Unmet Developmental Tasks

Erikson focused on such psychosocial task related to middle adulthood as the achievement of generativity. It is possible to state that the subject has achieved this task through providing his knowledge to the future generations teaching his students. Referring to the aspect of guiding one’s children, this task is partially unmet, but N and his wife do not regard the absence of children as a problem.

In this context, all the challenges and tasks associated with the empty nest syndrome, dealing with boomerang children, and becoming grandparents are not typical of this case, and these tasks remain unmet (Dunkel & Harbke, 2017; Lally & Valentine-French, 2017).
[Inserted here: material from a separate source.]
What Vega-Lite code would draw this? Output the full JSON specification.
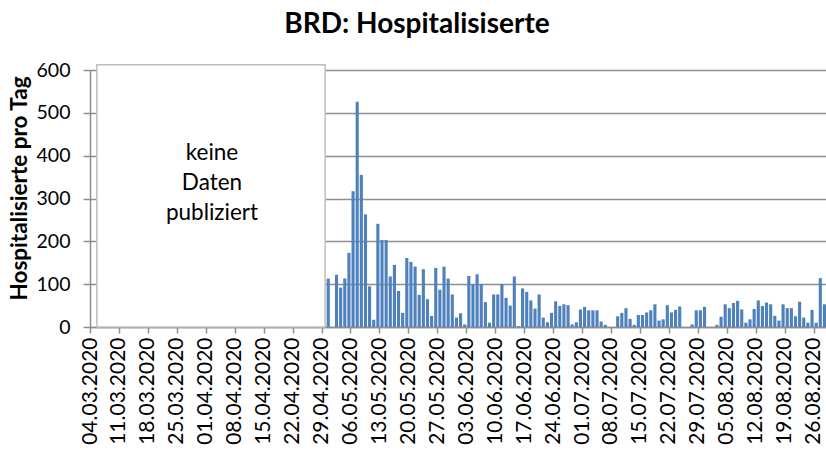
{
  "$schema": "https://vega.github.io/schema/vega-lite/v6.json",
  "width": 736,
  "height": 257,
  "autosize": {"type": "none"},
  "padding": {"left": 90, "top": 70, "right": 0, "bottom": 123},
  "background": "white",
  "title": {"text": "BRD: Hospitalisiserte", "font": "Lato", "fontSize": 28, "fontWeight": "bold", "color": "#000000", "anchor": "middle", "frame": "bounds", "offset": 21},
  "config": {"view": {"stroke": null}, "font": "Lato"},
  "layer": [
    {
      "data": {"values": [
        {"Datum": "2020-04-30", "Hospitalisierte": 113},
        {"Datum": "2020-05-01", "Hospitalisierte": 0},
        {"Datum": "2020-05-02", "Hospitalisierte": 122},
        {"Datum": "2020-05-03", "Hospitalisierte": 92},
        {"Datum": "2020-05-04", "Hospitalisierte": 113},
        {"Datum": "2020-05-05", "Hospitalisierte": 173},
        {"Datum": "2020-05-06", "Hospitalisierte": 317},
        {"Datum": "2020-05-07", "Hospitalisierte": 526},
        {"Datum": "2020-05-08", "Hospitalisierte": 355},
        {"Datum": "2020-05-09", "Hospitalisierte": 263},
        {"Datum": "2020-05-10", "Hospitalisierte": 95},
        {"Datum": "2020-05-11", "Hospitalisierte": 17},
        {"Datum": "2020-05-12", "Hospitalisierte": 241},
        {"Datum": "2020-05-13", "Hospitalisierte": 203},
        {"Datum": "2020-05-14", "Hospitalisierte": 203},
        {"Datum": "2020-05-15", "Hospitalisierte": 118},
        {"Datum": "2020-05-16", "Hospitalisierte": 145},
        {"Datum": "2020-05-17", "Hospitalisierte": 84},
        {"Datum": "2020-05-18", "Hospitalisierte": 33},
        {"Datum": "2020-05-19", "Hospitalisierte": 161},
        {"Datum": "2020-05-20", "Hospitalisierte": 152},
        {"Datum": "2020-05-21", "Hospitalisierte": 141},
        {"Datum": "2020-05-22", "Hospitalisierte": 75},
        {"Datum": "2020-05-23", "Hospitalisierte": 135},
        {"Datum": "2020-05-24", "Hospitalisierte": 65},
        {"Datum": "2020-05-25", "Hospitalisierte": 26},
        {"Datum": "2020-05-26", "Hospitalisierte": 138},
        {"Datum": "2020-05-27", "Hospitalisierte": 87},
        {"Datum": "2020-05-28", "Hospitalisierte": 141},
        {"Datum": "2020-05-29", "Hospitalisierte": 113},
        {"Datum": "2020-05-30", "Hospitalisierte": 76},
        {"Datum": "2020-05-31", "Hospitalisierte": 22},
        {"Datum": "2020-06-01", "Hospitalisierte": 32},
        {"Datum": "2020-06-02", "Hospitalisierte": 6},
        {"Datum": "2020-06-03", "Hospitalisierte": 119},
        {"Datum": "2020-06-04", "Hospitalisierte": 100},
        {"Datum": "2020-06-05", "Hospitalisierte": 123},
        {"Datum": "2020-06-06", "Hospitalisierte": 100},
        {"Datum": "2020-06-07", "Hospitalisierte": 58},
        {"Datum": "2020-06-08", "Hospitalisierte": 10},
        {"Datum": "2020-06-09", "Hospitalisierte": 76},
        {"Datum": "2020-06-10", "Hospitalisierte": 76},
        {"Datum": "2020-06-11", "Hospitalisierte": 100},
        {"Datum": "2020-06-12", "Hospitalisierte": 68},
        {"Datum": "2020-06-13", "Hospitalisierte": 50},
        {"Datum": "2020-06-14", "Hospitalisierte": 118},
        {"Datum": "2020-06-15", "Hospitalisierte": 2},
        {"Datum": "2020-06-16", "Hospitalisierte": 90},
        {"Datum": "2020-06-17", "Hospitalisierte": 82},
        {"Datum": "2020-06-18", "Hospitalisierte": 62},
        {"Datum": "2020-06-19", "Hospitalisierte": 43},
        {"Datum": "2020-06-20", "Hospitalisierte": 76},
        {"Datum": "2020-06-21", "Hospitalisierte": 22},
        {"Datum": "2020-06-22", "Hospitalisierte": 11},
        {"Datum": "2020-06-23", "Hospitalisierte": 33},
        {"Datum": "2020-06-24", "Hospitalisierte": 60},
        {"Datum": "2020-06-25", "Hospitalisierte": 49},
        {"Datum": "2020-06-26", "Hospitalisierte": 53},
        {"Datum": "2020-06-27", "Hospitalisierte": 51},
        {"Datum": "2020-06-28", "Hospitalisierte": 6},
        {"Datum": "2020-06-29", "Hospitalisierte": 11},
        {"Datum": "2020-06-30", "Hospitalisierte": 41},
        {"Datum": "2020-07-01", "Hospitalisierte": 47},
        {"Datum": "2020-07-02", "Hospitalisierte": 39},
        {"Datum": "2020-07-03", "Hospitalisierte": 39},
        {"Datum": "2020-07-04", "Hospitalisierte": 39},
        {"Datum": "2020-07-05", "Hospitalisierte": 13},
        {"Datum": "2020-07-06", "Hospitalisierte": 5},
        {"Datum": "2020-07-07", "Hospitalisierte": 0},
        {"Datum": "2020-07-08", "Hospitalisierte": 0},
        {"Datum": "2020-07-09", "Hospitalisierte": 25},
        {"Datum": "2020-07-10", "Hospitalisierte": 33},
        {"Datum": "2020-07-11", "Hospitalisierte": 44},
        {"Datum": "2020-07-12", "Hospitalisierte": 19},
        {"Datum": "2020-07-13", "Hospitalisierte": 5},
        {"Datum": "2020-07-14", "Hospitalisierte": 28},
        {"Datum": "2020-07-15", "Hospitalisierte": 28},
        {"Datum": "2020-07-16", "Hospitalisierte": 34},
        {"Datum": "2020-07-17", "Hospitalisierte": 39},
        {"Datum": "2020-07-18", "Hospitalisierte": 53},
        {"Datum": "2020-07-19", "Hospitalisierte": 15},
        {"Datum": "2020-07-20", "Hospitalisierte": 18},
        {"Datum": "2020-07-21", "Hospitalisierte": 51},
        {"Datum": "2020-07-22", "Hospitalisierte": 34},
        {"Datum": "2020-07-23", "Hospitalisierte": 40},
        {"Datum": "2020-07-24", "Hospitalisierte": 48},
        {"Datum": "2020-07-25", "Hospitalisierte": 0},
        {"Datum": "2020-07-26", "Hospitalisierte": 0},
        {"Datum": "2020-07-27", "Hospitalisierte": 6},
        {"Datum": "2020-07-28", "Hospitalisierte": 39},
        {"Datum": "2020-07-29", "Hospitalisierte": 39},
        {"Datum": "2020-07-30", "Hospitalisierte": 47},
        {"Datum": "2020-07-31", "Hospitalisierte": 0},
        {"Datum": "2020-08-01", "Hospitalisierte": 0},
        {"Datum": "2020-08-02", "Hospitalisierte": 5},
        {"Datum": "2020-08-03", "Hospitalisierte": 24},
        {"Datum": "2020-08-04", "Hospitalisierte": 53},
        {"Datum": "2020-08-05", "Hospitalisierte": 44},
        {"Datum": "2020-08-06", "Hospitalisierte": 56},
        {"Datum": "2020-08-07", "Hospitalisierte": 61},
        {"Datum": "2020-08-08", "Hospitalisierte": 41},
        {"Datum": "2020-08-09", "Hospitalisierte": 10},
        {"Datum": "2020-08-10", "Hospitalisierte": 18},
        {"Datum": "2020-08-11", "Hospitalisierte": 42},
        {"Datum": "2020-08-12", "Hospitalisierte": 62},
        {"Datum": "2020-08-13", "Hospitalisierte": 49},
        {"Datum": "2020-08-14", "Hospitalisierte": 57},
        {"Datum": "2020-08-15", "Hospitalisierte": 53},
        {"Datum": "2020-08-16", "Hospitalisierte": 26},
        {"Datum": "2020-08-17", "Hospitalisierte": 15},
        {"Datum": "2020-08-18", "Hospitalisierte": 53},
        {"Datum": "2020-08-19", "Hospitalisierte": 44},
        {"Datum": "2020-08-20", "Hospitalisierte": 44},
        {"Datum": "2020-08-21", "Hospitalisierte": 25},
        {"Datum": "2020-08-22", "Hospitalisierte": 59},
        {"Datum": "2020-08-23", "Hospitalisierte": 22},
        {"Datum": "2020-08-24", "Hospitalisierte": 10},
        {"Datum": "2020-08-25", "Hospitalisierte": 40},
        {"Datum": "2020-08-26", "Hospitalisierte": 10},
        {"Datum": "2020-08-27", "Hospitalisierte": 114},
        {"Datum": "2020-08-28", "Hospitalisierte": 53}
      ]},
      "mark": {"type": "bar", "color": "#4F81BD", "timeUnitBandSize": 0.55, "timeUnitBandPosition": 0.225},
      "encoding": {
        "x": {
          "field": "Datum", "type": "temporal", "timeUnit": "utcyearmonthdate",
          "scale": {"type": "utc", "nice": false, "domain": [{"year": 2020, "month": 3, "date": 4, "utc": true}, {"year": 2020, "month": 8, "date": 29, "utc": true}]},
          "axis": {
            "title": null,
            "tickCount": 40,
            "values": [
              {"year": 2020, "month": 3, "date": 4, "utc": true},
              {"year": 2020, "month": 3, "date": 11, "utc": true},
              {"year": 2020, "month": 3, "date": 18, "utc": true},
              {"year": 2020, "month": 3, "date": 25, "utc": true},
              {"year": 2020, "month": 4, "date": 1, "utc": true},
              {"year": 2020, "month": 4, "date": 8, "utc": true},
              {"year": 2020, "month": 4, "date": 15, "utc": true},
              {"year": 2020, "month": 4, "date": 22, "utc": true},
              {"year": 2020, "month": 4, "date": 29, "utc": true},
              {"year": 2020, "month": 5, "date": 6, "utc": true},
              {"year": 2020, "month": 5, "date": 13, "utc": true},
              {"year": 2020, "month": 5, "date": 20, "utc": true},
              {"year": 2020, "month": 5, "date": 27, "utc": true},
              {"year": 2020, "month": 6, "date": 3, "utc": true},
              {"year": 2020, "month": 6, "date": 10, "utc": true},
              {"year": 2020, "month": 6, "date": 17, "utc": true},
              {"year": 2020, "month": 6, "date": 24, "utc": true},
              {"year": 2020, "month": 7, "date": 1, "utc": true},
              {"year": 2020, "month": 7, "date": 8, "utc": true},
              {"year": 2020, "month": 7, "date": 15, "utc": true},
              {"year": 2020, "month": 7, "date": 22, "utc": true},
              {"year": 2020, "month": 7, "date": 29, "utc": true},
              {"year": 2020, "month": 8, "date": 5, "utc": true},
              {"year": 2020, "month": 8, "date": 12, "utc": true},
              {"year": 2020, "month": 8, "date": 19, "utc": true},
              {"year": 2020, "month": 8, "date": 26, "utc": true}
            ],
            "format": "%d.%m.%Y",
            "labelAngle": -90,
            "labelFont": "Lato",
            "labelFontSize": 21,
            "labelColor": "#000000",
            "labelPadding": 4,
            "labelOverlap": false,
            "labelBound": false,
            "labelFlush": false,
            "grid": false,
            "tickColor": "#8E8E8E",
            "tickSize": 6,
            "tickWidth": 1.5,
            "domainColor": "#8E8E8E",
            "domainWidth": 1.5
          }
        },
        "y": {
          "field": "Hospitalisierte", "type": "quantitative",
          "scale": {"domain": [0, 600], "nice": false},
          "axis": {
            "values": [0, 100, 200, 300, 400, 500, 600],
            "title": "Hospitalisierte pro Tag",
            "titleFont": "Lato",
            "titleFontSize": 22.5,
            "titleFontWeight": "bold",
            "titleColor": "#000000",
            "titleAngle": -90,
            "titleX": -71,
            "titleY": 118,
            "titleAlign": "center",
            "titleBaseline": "middle",
            "labelFont": "Lato",
            "labelFontSize": 19.5,
            "labelColor": "#000000",
            "labelPadding": 13,
            "tickSize": 7,
            "tickColor": "#8E8E8E",
            "tickWidth": 1.5,
            "domainColor": "#8E8E8E",
            "domainWidth": 1.5,
            "grid": true,
            "gridColor": "#8E8E8E",
            "gridWidth": 1.5
          }
        }
      }
    },
    {
      "data": {"values": [{}]},
      "mark": {"type": "rect", "fill": "white", "stroke": "#BEBEBE", "strokeWidth": 1.5},
      "encoding": {
        "x": {"datum": {"year": 2020, "month": 3, "date": 5, "hours": 16, "utc": true}, "type": "temporal"},
        "x2": {"datum": {"year": 2020, "month": 4, "date": 29, "hours": 21, "utc": true}},
        "y": {"datum": 0, "type": "quantitative"},
        "y2": {"datum": 612}
      }
    },
    {
      "data": {"values": [{}]},
      "mark": {"type": "text", "font": "Lato", "fontSize": 22.5, "color": "#000000", "align": "center", "baseline": "middle", "lineHeight": 30},
      "encoding": {
        "x": {"datum": {"year": 2020, "month": 4, "date": 2, "hours": 12, "utc": true}, "type": "temporal"},
        "y": {"datum": 406, "type": "quantitative"},
        "text": {"value": ["keine", "Daten", "publiziert"]}
      }
    }
  ]
}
The tasks that require N’s attention include coping with stress caused by losing parents and caring for spouses.

Assistance in Achieving the Tasks

If N loses his job or becomes retired, there is a risk of developing a crisis associated with the impossibility to guide the next generation (students) anymore. Furthermore, there is also a risk of worsening coping capabilities of N when facing the necessity of caring for a spouse or parents. To assist the subject in coping with these situations, it is necessary to focus on developing his activities in the community and relationships with friends (Dunkel & Harbke, 2017; Lally & Valentine-French, 2017). It is important to ensure that N will play an important role in the community life as long as it is possible, receiving support of its members.

Conclusion

The analysis of the stage of middle adulthood in the development of the selected subject indicates that this person has successfully achieved the key milestones. The specifics of N’s physical, cognitive, and psychosocial development are in line with the norms and theories in the field. However, the absence of children in N’s family does not allow for concluding strictly regarding met and unmet tasks of the middle adulthood period.

References

Dunkel, C. S., & Harbke, C. (2017). A review of measures of Erikson’s stages of psychosocial development: Evidence for a general factor. Journal of Adult Development, 24(1), 58-76.

Lally, M., & Valentine-French, S. (2017). . Web.

Perera-Diltz, D. M., Intagliata, A. J., & Laux, J. M. (2016). Middle adulthood: Emotional and social development. In D. Capuzzi & M. D. Stauffer (Eds.), Human growth and development across the lifespan: Applications for counselors (p. 475–505). John Wiley & Sons Inc.